Experiments set up in the Saint-Gobain NorPro plant indicated that the problem originated with a particular raw material. “We contacted the supplier,” Lamar recalls, “and we said, ‘It seems to be related to your raw material, but we can't find anything that actually correlates.’ It wasn’t something that we could measure."
Lamar’s team then ran more experiments using the raw material in question as the main variable, “and we still found that none of the operating conditions in our process had any effect whatsoever on final-product quality.” The team persisted, and in time, the raw material was confirmed as the root cause of the problem. The source was two previously unknown raw-material quality parameters. “I said to our supplier, ‘We need you to make sure these two things line up. They're interrelated. The value of this one means nothing to us; the value of the other one means nothing to us. But the two together mean everything to us.’”
One of the parameters was a feature of the raw material, and the other could be controlled through processing. Lamar explains that the traditional raw-material specification approach is to define specific limits for each parameter independently. In this case, the acceptable limits for the second parameter depended on the value of the first. “That interrelationship was the thing that nobody had understood in the past,” Lamar says. “Nobody had the data in the past. The profiler at the bottom of the multivariate multi-regression system gave me the answers that I needed.”
Scripts that access years of data
Lamar and his team used JMP to generate an interactive profile that allowed the supplier to input its raw-material quality measurements and then control the other factor to the level needed to ensure that the final product would render an acceptable raw material. “We saved the formula as an HTM file,” Lamar says. “JMP gave me the ability to hand them what they needed. We took it over on a thumb drive and showed them how it operates.”

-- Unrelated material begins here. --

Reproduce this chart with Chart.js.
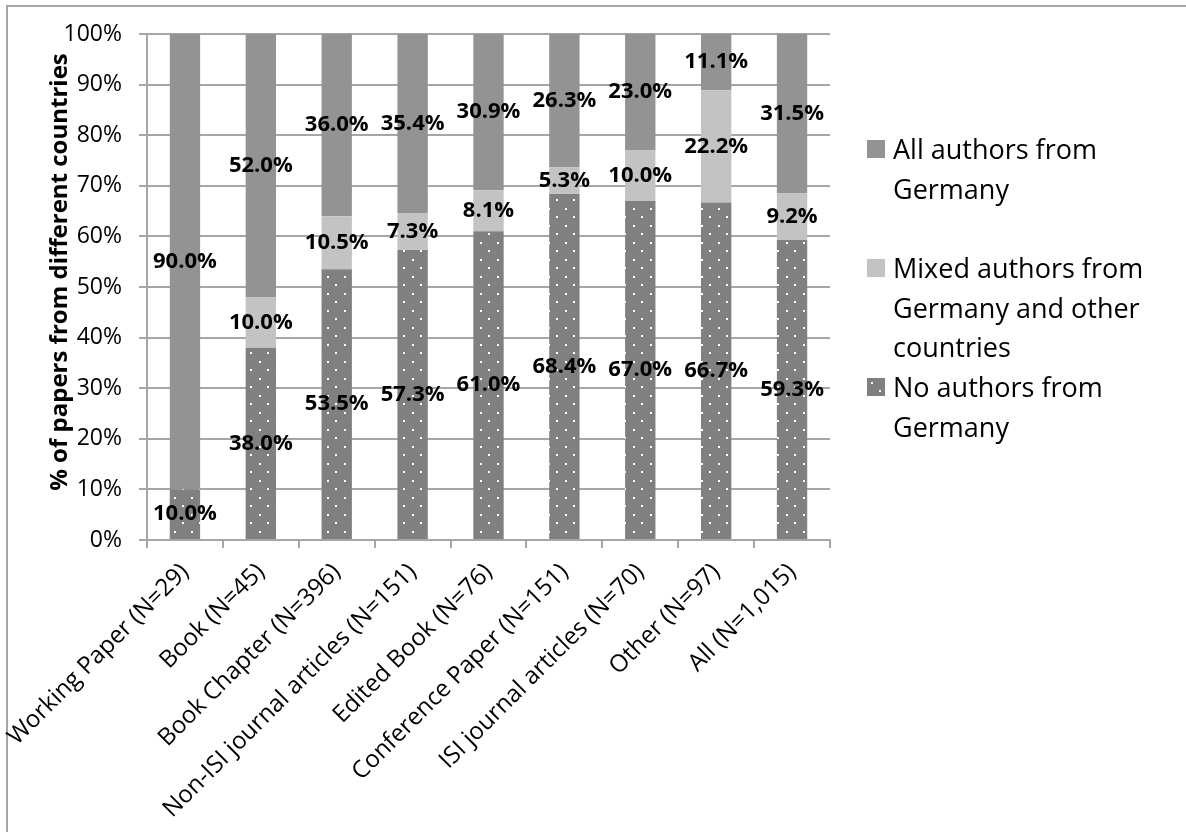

“We not only solved the problem,” he continues, “we solved the problem to the point where our customer came to us and said, ‘You guys have done so well on this, we'd like to tighten the specs. The old specs don’t reflect what you can do today.’”
Lamar avows that were it not for JMP, no other analytical software would have been up to the task. “I don't have any other tools that would allow me to do what I did with the interactive profiler, and none of the other tools offer the capability of storing that as a Shockwave file that I could just hand to the supplier and say, ‘Here, use this. Your specification is this index off of this profiler.’ I don't know how we would have solved it without that.” He further attests to the scripting capabilities of JMP. “My scripts pull data directly out of our enterprise resource planning software in seconds. Things that used to take us hours and hours and hours to do, I can pull directly from, and am provided with years of data that I can analyze.”
Lamar deploys JMP to regularly, and rapidly, analyze key quality parameters and to conduct comparative analyses: “What does 2018 look like versus 2017? Do I see any trends? Can we show evidence of continuous improvement?” These are questions that Lamar and his team can now easily address.
“The scripts are already built to pull the data, and other scripts are built to do the analysis of the data. JMP can answer your question in a matter of seconds. A customer comes to visit with a question, and I no longer have to say, ‘I'll get back to you with an answer.’ I'll say, ‘Let's look.’ And I can put it on the screen,” sharing data files, journals and more. Moreover, those customers are themselves using JMP. “If my customers use JMP – and many of them do – then it's certainly to my benefit to use it as well.”
For cutting to the chase: ‘JMP® is huge’
Management, too, is looking for quick answers, and Lamar notes that decision makers don't want “a pile of statistical indices. They want to be able to look at a graph or a chart of some kind and see that the answer is X. Don't bother them with 10 pages; show them the graph at the end.” JMP affords exactly that. “JMP is huge.”
NorPro’s team is comprised of research engineers, industrial engineers, chemists, lab technicians and others, many with advanced degrees, “but nobody with the word ‘statistics’ in their title.” That may well change. But in the meantime, with the assistance of JMP – its easily accessible efficiency, probing analytical capabilities and sophisticated visual tools – Saint-Gobain NorPro is nonetheless nurturing an environment that advances, success by success, into the promise of Industry 4.0.